ETERNAL SUNSHINE OF THE SPOTLESS MIND
Directed by:
 Michel Gondry
Internet Movie Database Entry for full details

GRADE: A- (3.3/4)

2004.

Eternal Sunshine…, as lazy people everywhere refer to it, uses science fiction to breathe some life into that trite and tired old adage, courtesy Lord Tennyson, “’tis better to have loved and lost than never to have loved at all.”  Jim Carrey, in his finest performance to date, plays Joel, an artist who discovers his recent ex-girlfriend Clementine (Kate Winslet) has undergone a procedure in which all her memories of him have been literally erased from her mind.  He decides, tit-for-tat, to do the same.  (Joel first asks if the procedure carries any risk of brain damage, to which the doctor replies, "technically the procedure is brain damage.")
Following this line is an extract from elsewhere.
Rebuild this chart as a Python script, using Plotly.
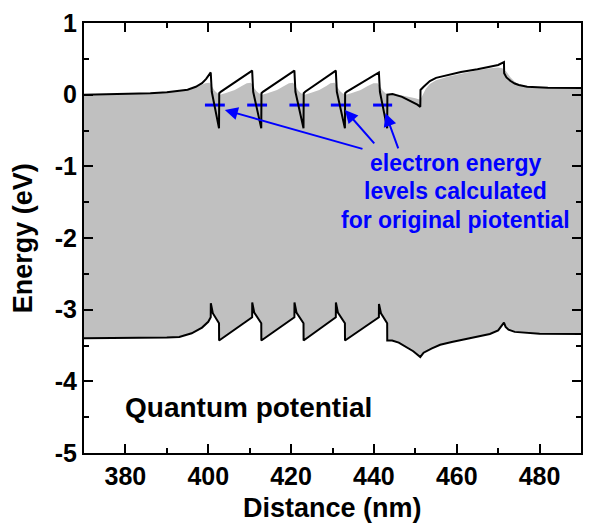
import plotly.graph_objects as go

# ---------------- data ----------------
# original conduction band (black upper line)
cb_x = [370, 380, 386, 390, 393, 395, 397, 398.5, 399.5, 400.6, 400.85, 402.6, 402.65, 403.0,
        410.6, 410.85, 412.8, 412.85, 413.2,
        420.8, 421.05, 423.0, 423.05, 423.4,
        430.8, 431.05, 433.0, 433.05, 433.4,
        441.2, 441.45, 443.2, 443.25, 444.5, 446.8, 449.0, 450.5, 451.2, 451.25,
        452.0, 452.5, 453.5, 455.0, 458.0, 461.0, 465.0, 468.0, 470.0, 471.4, 471.45,
        472.0, 473.0, 474.0, 475.0, 477.0, 479.0, 482.0, 490.0]
cb_y = [0.0, 0.01, 0.02, 0.035, 0.05, 0.07, 0.11, 0.16, 0.22, 0.31, 0.04, -0.47, 0.02, 0.04,
        0.335, 0.04, -0.47, 0.02, 0.04,
        0.335, 0.04, -0.47, 0.02, 0.04,
        0.335, 0.04, -0.47, 0.02, 0.04,
        0.31, 0.04, -0.47, 0.0, 0.01, -0.03, -0.09, -0.14, -0.17, 0.066,
        0.11, 0.14, 0.19, 0.235, 0.28, 0.315, 0.355, 0.385, 0.415, 0.456, 0.30,
        0.24, 0.19, 0.155, 0.135, 0.11, 0.10, 0.095, 0.094]

# original valence band (black lower line)
vb_x = [370, 380, 386, 390, 393, 396, 398.5, 400.0, 400.6, 400.62, 401.1, 402.6, 402.62,
        410.6, 410.62, 411.1, 412.8, 412.82,
        420.8, 420.82, 421.3, 423.0, 423.02,
        430.8, 430.82, 431.3, 433.0, 433.02,
        441.2, 441.22, 441.7, 443.2, 443.22, 444.4, 446.0, 447.6, 449.5, 451.2,
        452.0, 454.0, 456.0, 458.8, 462.0, 465.2, 468.0, 470.0, 471.0, 471.4,
        471.8, 472.5, 474.0, 476.0, 480.0, 490.0]
vb_y = [-3.40, -3.40, -3.395, -3.39, -3.38, -3.33, -3.25, -3.17, -3.106, -2.91, -3.05, -3.19, -3.43,
        -3.106, -2.90, -3.04, -3.19, -3.43,
        -3.106, -2.90, -3.04, -3.19, -3.43,
        -3.106, -2.90, -3.04, -3.19, -3.43,
        -3.106, -2.92, -3.05, -3.19, -3.43, -3.43, -3.46, -3.52, -3.58, -3.66,
        -3.60, -3.54, -3.49, -3.45, -3.41, -3.377, -3.34, -3.29, -3.22, -3.18,
        -3.24, -3.28, -3.31, -3.32, -3.335, -3.34]

# quantum potential, upper edge of the grey region
qp_top_x = [370, 380, 386, 390, 393, 395, 397, 398.5, 399.3, 400.3, 401.0, 401.6, 402.2, 402.8,
            404.1, 406.4, 408.1, 409.3, 410.3, 411.0, 411.6, 412.2, 413.0,
            414.3, 416.6, 418.3, 419.5, 420.5, 421.2, 421.8, 422.4, 423.2,
            424.5, 426.8, 428.5, 429.5, 430.5, 431.2, 431.8, 432.4, 433.2,
            434.5, 436.8, 438.5, 439.9, 440.9, 441.6, 442.2, 442.8, 443.4,
            446.0, 448.0, 450.0, 451.2, 451.8, 452.5, 453.5, 455.0, 458.0, 461.0,
            465.0, 468.0, 470.0, 471.0, 472.0, 473.0, 474.0, 475.0, 477.0, 479.0, 482.0, 490.0]
qp_top_y = [-0.005, 0.005, 0.015, 0.03, 0.045, 0.065, 0.10, 0.14, 0.16, 0.165, 0.10, 0.05, 0.02, 0.0,
            0.02, 0.066, 0.12, 0.16, 0.165, 0.10, 0.05, 0.02, 0.0,
            0.02, 0.066, 0.12, 0.16, 0.165, 0.10, 0.05, 0.02, 0.0,
            0.02, 0.066, 0.12, 0.16, 0.165, 0.10, 0.05, 0.02, 0.0,
            0.02, 0.066, 0.12, 0.16, 0.16, 0.10, 0.05, 0.02, 0.0,
            0.0, -0.02, -0.05, -0.07, 0.0, 0.08, 0.15, 0.20, 0.255, 0.295,
            0.34, 0.37, 0.38, 0.37, 0.32, 0.24, 0.18, 0.145, 0.115, 0.10, 0.095, 0.094]

# quantum potential, lower edge of the grey region (follows the valence band)
qp_bot_x = vb_x
qp_bot_y = vb_y

# electron energy levels calculated for the original potential
level_x_start = [399.2, 409.4, 419.6, 429.6, 439.8]
level_x_end = [404.0, 414.2, 424.4, 434.4, 444.4]
level_energy = [-0.145, -0.145, -0.145, -0.145, -0.145]

# arrows: head (x, y) and tail (x, y)
arrow_head_x = [404.0, 433.0, 442.8]
arrow_head_y = [-0.213, -0.213, -0.26]
arrow_tail_x = [437.6, 440.4, 446.0]
arrow_tail_y = [-0.762, -0.70, -0.77]

label_lines = ["electron energy", "levels calculated", "for original piotential"]
label_y = [-0.958, -1.347, -1.744]
label_x = 459.7

x_ticks = [380, 400, 420, 440, 460, 480]
y_ticks = [1, 0, -1, -2, -3, -4, -5]

# ---------------- figure ----------------
FONT = "Liberation Sans"
BLUE = "#0000FF"

fig = go.Figure()

fill_x = list(qp_top_x) + list(reversed(qp_bot_x))
fill_y = list(qp_top_y) + list(reversed(qp_bot_y))
fig.add_trace(go.Scatter(x=fill_x, y=fill_y, mode="lines", fill="toself",
                         fillcolor="#C0C0C0", line=dict(width=0, color="#C0C0C0"),
                         hoverinfo="skip", showlegend=False))

lx, ly = [], []
for a, b, e in zip(level_x_start, level_x_end, level_energy):
    lx += [a, b, None]
    ly += [e, e, None]
fig.add_trace(go.Scatter(x=lx, y=ly, mode="lines", line=dict(color=BLUE, width=3),
                         showlegend=False))

fig.add_trace(go.Scatter(x=cb_x, y=cb_y, mode="lines", line=dict(color="black", width=2),
                         showlegend=False))
fig.add_trace(go.Scatter(x=vb_x, y=vb_y, mode="lines", line=dict(color="black", width=2),
                         showlegend=False))

for hx, hy, tx, ty in zip(arrow_head_x, arrow_head_y, arrow_tail_x, arrow_tail_y):
    fig.add_annotation(x=hx, y=hy, ax=tx, ay=ty, xref="x", yref="y", axref="x", ayref="y",
                       text="", showarrow=True, arrowhead=2, arrowsize=1.3, arrowwidth=2,
                       arrowcolor=BLUE)

for t, yy in zip(label_lines, label_y):
    fig.add_annotation(x=label_x, y=yy, xref="x", yref="y", text=t, showarrow=False,
                       xanchor="center", yanchor="middle",
                       font=dict(family=FONT, size=23, color=BLUE, weight="bold"))

fig.add_annotation(x=409.6, y=-4.37, xref="x", yref="y", text="Quantum potential",
                   showarrow=False, xanchor="center", yanchor="middle",
                   font=dict(family=FONT, size=28, color="black", weight="bold"))

# axis titles
fig.add_annotation(x=0.5, y=-0.128, xref="paper", yref="paper", text="Distance (nm)",
                   showarrow=False, xanchor="center", yanchor="middle",
                   font=dict(family=FONT, size=27, color="black", weight="bold"))
fig.add_annotation(x=-0.122, y=0.5, xref="paper", yref="paper", text="Energy (eV)",
                   showarrow=False, xanchor="center", yanchor="middle", textangle=-90,
                   font=dict(family=FONT, size=27, color="black", weight="bold"))

axis_common = dict(showgrid=False, zeroline=False, showline=True, linecolor="black",
                   linewidth=2, mirror="ticks", ticks="inside", ticklen=9, tickwidth=2,
                   tickcolor="black",
                   tickfont=dict(family=FONT, size=25, color="black", weight="bold"))

fig.update_xaxes(range=[370, 490], tickmode="array", tickvals=x_ticks,
                 ticktext=[str(v) for v in x_ticks],
                 minor=dict(dtick=10, tick0=370, ticks="inside", ticklen=5, tickwidth=2,
                            tickcolor="black"),
                 **axis_common)
fig.update_yaxes(range=[-5, 1], tickmode="array", tickvals=y_ticks,
                 ticktext=[str(v) for v in y_ticks],
                 minor=dict(dtick=0.5, tick0=0, ticks="inside", ticklen=5, tickwidth=2,
                            tickcolor="black"),
                 **axis_common)

fig.update_layout(width=590, height=525, margin=dict(l=84, r=7, t=23, b=72),
                  plot_bgcolor="white", paper_bgcolor="white", showlegend=False)

fig.write_html("out.html")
Much of the action is set inside Joel’s mind, which plays well since the depiction of spatially illogical memoryspace seems perfectly suited to the filmic medium.  Director Gondry leaps between Joel’s memories of Clementine as they are being erased and literally disintegrating (cf. props and characters disappear from the screen, sets collapse, and dialogue, intentionally, doesn’t synch up to the actors’ lip movements
) as though they were all on a linear spatiotemporal plane.  It’s Annie Hall being run backwards through a projector that's on fire.  As Joel’s mind becomes increasingly confused so too does the film’s imagery: it starts raining in an apartment, or Joel and Clementine awake in bed and find themselves in the middle of a beach.

Charlie Kaufman’s script, an intriguing concept executed marvelously, is peppered with clever dialogue and a universal theme about the preciousness of memories, even those that are banal, sad, painful, or all three.  Like any movie that involves time travel, any film about a man's journey through his brain during the process of a memory erasure is going to have its share of coherency issues, but they are easily overlooked here for the sake of the affecting and absorbing drama.  To get bogged down in details or logistics would be to miss the point.

Carrey has shown a range deeper than that displayed in Ace Ventura: When Nature Calls in recent years, in films like The Truman Show and The Majestic, but he has never before been at once so effusive and yet, thankfully (because remember who we’re dealing with here), restrained.  Kate Winslet’s performance, further confirming her place as a virtuosic maestro, moves
with incredible believability between frenetic spontaneity and disheveled dolor, like Nicole Kidman in Eyes Wide Shut.

Ultimately a terribly cynical portrait of modern romance, every relationship in Eternal Sunshine... is presented as flawed, damaged, and doomed to failure.  Somehow, though, we come to realize we wouldn’t trade that misery for anything in the world, not even to jump around naked with Kirsten Dunst.  The film itself doesn't make this explicitly clear, instead relying heavily on the manipulation of the personal emotional memories of its audience.  It doesn't set out to prove that 'tis better to have loved and lost... as it already assumes it to be true.  Normally that kind of thing would bother me, but Eternal Sunshine... is just too moving and otherwise well-executed.